### Work to complete
Set down the material below in full, matching it exactly.
● ● ● ● ●
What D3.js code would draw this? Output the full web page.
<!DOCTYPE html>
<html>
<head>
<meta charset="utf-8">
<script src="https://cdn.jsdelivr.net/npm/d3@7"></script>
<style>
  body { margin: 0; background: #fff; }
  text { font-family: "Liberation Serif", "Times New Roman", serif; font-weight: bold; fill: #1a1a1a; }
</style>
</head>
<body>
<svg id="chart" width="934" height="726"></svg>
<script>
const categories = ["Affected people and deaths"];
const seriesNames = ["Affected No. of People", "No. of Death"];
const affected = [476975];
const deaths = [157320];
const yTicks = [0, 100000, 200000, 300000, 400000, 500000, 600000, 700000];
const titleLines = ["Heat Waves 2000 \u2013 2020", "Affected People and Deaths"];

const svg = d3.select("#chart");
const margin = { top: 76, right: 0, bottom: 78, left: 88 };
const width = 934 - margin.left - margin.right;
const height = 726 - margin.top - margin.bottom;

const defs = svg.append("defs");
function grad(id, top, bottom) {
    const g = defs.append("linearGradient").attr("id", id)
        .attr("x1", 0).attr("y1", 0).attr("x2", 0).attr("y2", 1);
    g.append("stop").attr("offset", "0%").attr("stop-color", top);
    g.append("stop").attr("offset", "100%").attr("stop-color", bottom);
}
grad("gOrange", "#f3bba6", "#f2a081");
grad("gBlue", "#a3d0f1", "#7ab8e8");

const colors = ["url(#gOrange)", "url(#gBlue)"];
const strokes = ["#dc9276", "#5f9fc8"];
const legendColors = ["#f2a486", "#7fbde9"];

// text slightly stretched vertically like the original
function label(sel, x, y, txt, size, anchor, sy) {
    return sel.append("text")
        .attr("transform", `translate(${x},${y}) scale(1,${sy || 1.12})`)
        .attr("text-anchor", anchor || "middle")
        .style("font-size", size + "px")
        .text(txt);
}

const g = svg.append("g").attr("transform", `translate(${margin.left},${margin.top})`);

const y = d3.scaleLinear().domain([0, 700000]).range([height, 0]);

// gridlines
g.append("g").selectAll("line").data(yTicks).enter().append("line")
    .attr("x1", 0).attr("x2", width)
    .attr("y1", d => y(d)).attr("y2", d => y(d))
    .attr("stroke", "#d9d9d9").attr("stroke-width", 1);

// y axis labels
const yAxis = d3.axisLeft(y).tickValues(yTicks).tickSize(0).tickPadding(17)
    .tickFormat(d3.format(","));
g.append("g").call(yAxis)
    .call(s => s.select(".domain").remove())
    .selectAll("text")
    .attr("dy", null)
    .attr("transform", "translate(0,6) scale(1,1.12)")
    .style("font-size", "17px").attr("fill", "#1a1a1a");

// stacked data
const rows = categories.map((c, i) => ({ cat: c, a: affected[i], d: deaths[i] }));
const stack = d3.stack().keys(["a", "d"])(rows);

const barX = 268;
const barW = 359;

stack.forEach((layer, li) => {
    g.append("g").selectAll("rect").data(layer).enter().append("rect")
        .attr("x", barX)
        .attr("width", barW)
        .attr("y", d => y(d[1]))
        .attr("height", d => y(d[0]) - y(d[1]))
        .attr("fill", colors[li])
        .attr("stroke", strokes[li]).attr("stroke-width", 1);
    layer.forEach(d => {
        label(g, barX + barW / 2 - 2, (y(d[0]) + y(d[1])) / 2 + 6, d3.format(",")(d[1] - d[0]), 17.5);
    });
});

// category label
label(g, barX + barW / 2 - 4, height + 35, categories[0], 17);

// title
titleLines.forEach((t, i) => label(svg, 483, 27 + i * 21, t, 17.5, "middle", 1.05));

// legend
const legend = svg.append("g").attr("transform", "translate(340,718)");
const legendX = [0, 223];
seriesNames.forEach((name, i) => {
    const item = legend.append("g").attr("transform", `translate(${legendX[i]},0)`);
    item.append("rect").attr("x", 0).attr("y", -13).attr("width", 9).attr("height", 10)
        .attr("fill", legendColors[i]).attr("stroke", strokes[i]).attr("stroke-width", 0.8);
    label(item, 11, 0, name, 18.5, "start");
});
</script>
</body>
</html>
● ● ● ● ●
### Task solution
What D3.js code would draw this? Output the full web page.
<!DOCTYPE html>
<html>
<head>
<meta charset="utf-8">
<script src="https://cdn.jsdelivr.net/npm/d3@7"></script>
<style>
  body { margin: 0; background: #fff; }
  text { font-family: "Liberation Serif", "Times New Roman", serif; font-weight: bold; fill: #1a1a1a; }
</style>
</head>
<body>
<svg id="chart" width="934" height="726"></svg>
<script>
const categories = ["Affected people and deaths"];
const seriesNames = ["Affected No. of People", "No. of Death"];
const affected = [476975];
const deaths = [157320];
const yTicks = [0, 100000, 200000, 300000, 400000, 500000, 600000, 700000];
const titleLines = ["Heat Waves 2000 \u2013 2020", "Affected People and Deaths"];

const svg = d3.select("#chart");
const margin = { top: 76, right: 0, bottom: 78, left: 88 };
const width = 934 - margin.left - margin.right;
const height = 726 - margin.top - margin.bottom;

const defs = svg.append("defs");
function grad(id, top, bottom) {
    const g = defs.append("linearGradient").attr("id", id)
        .attr("x1", 0).attr("y1", 0).attr("x2", 0).attr("y2", 1);
    g.append("stop").attr("offset", "0%").attr("stop-color", top);
    g.append("stop").attr("offset", "100%").attr("stop-color", bottom);
}
grad("gOrange", "#f3bba6", "#f2a081");
grad("gBlue", "#a3d0f1", "#7ab8e8");

const colors = ["url(#gOrange)", "url(#gBlue)"];
const strokes = ["#dc9276", "#5f9fc8"];
const legendColors = ["#f2a486", "#7fbde9"];

// text slightly stretched vertically like the original
function label(sel, x, y, txt, size, anchor, sy) {
    return sel.append("text")
        .attr("transform", `translate(${x},${y}) scale(1,${sy || 1.12})`)
        .attr("text-anchor", anchor || "middle")
        .style("font-size", size + "px")
        .text(txt);
}

const g = svg.append("g").attr("transform", `translate(${margin.left},${margin.top})`);

const y = d3.scaleLinear().domain([0, 700000]).range([height, 0]);

// gridlines
g.append("g").selectAll("line").data(yTicks).enter().append("line")
    .attr("x1", 0).attr("x2", width)
    .attr("y1", d => y(d)).attr("y2", d => y(d))
    .attr("stroke", "#d9d9d9").attr("stroke-width", 1);

// y axis labels
const yAxis = d3.axisLeft(y).tickValues(yTicks).tickSize(0).tickPadding(17)
    .tickFormat(d3.format(","));
g.append("g").call(yAxis)
    .call(s => s.select(".domain").remove())
    .selectAll("text")
    .attr("dy", null)
    .attr("transform", "translate(0,6) scale(1,1.12)")
    .style("font-size", "17px").attr("fill", "#1a1a1a");

// stacked data
const rows = categories.map((c, i) => ({ cat: c, a: affected[i], d: deaths[i] }));
const stack = d3.stack().keys(["a", "d"])(rows);

const barX = 268;
const barW = 359;

stack.forEach((layer, li) => {
    g.append("g").selectAll("rect").data(layer).enter().append("rect")
        .attr("x", barX)
        .attr("width", barW)
        .attr("y", d => y(d[1]))
        .attr("height", d => y(d[0]) - y(d[1]))
        .attr("fill", colors[li])
        .attr("stroke", strokes[li]).attr("stroke-width", 1);
    layer.forEach(d => {
        label(g, barX + barW / 2 - 2, (y(d[0]) + y(d[1])) / 2 + 6, d3.format(",")(d[1] - d[0]), 17.5);
    });
});

// category label
label(g, barX + barW / 2 - 4, height + 35, categories[0], 17);

// title
titleLines.forEach((t, i) => label(svg, 483, 27 + i * 21, t, 17.5, "middle", 1.05));

// legend
const legend = svg.append("g").attr("transform", "translate(340,718)");
const legendX = [0, 223];
seriesNames.forEach((name, i) => {
    const item = legend.append("g").attr("transform", `translate(${legendX[i]},0)`);
    item.append("rect").attr("x", 0).attr("y", -13).attr("width", 9).attr("height", 10)
        .attr("fill", legendColors[i]).attr("stroke", strokes[i]).attr("stroke-width", 0.8);
    label(item, 11, 0, name, 18.5, "start");
});
</script>
</body>
</html>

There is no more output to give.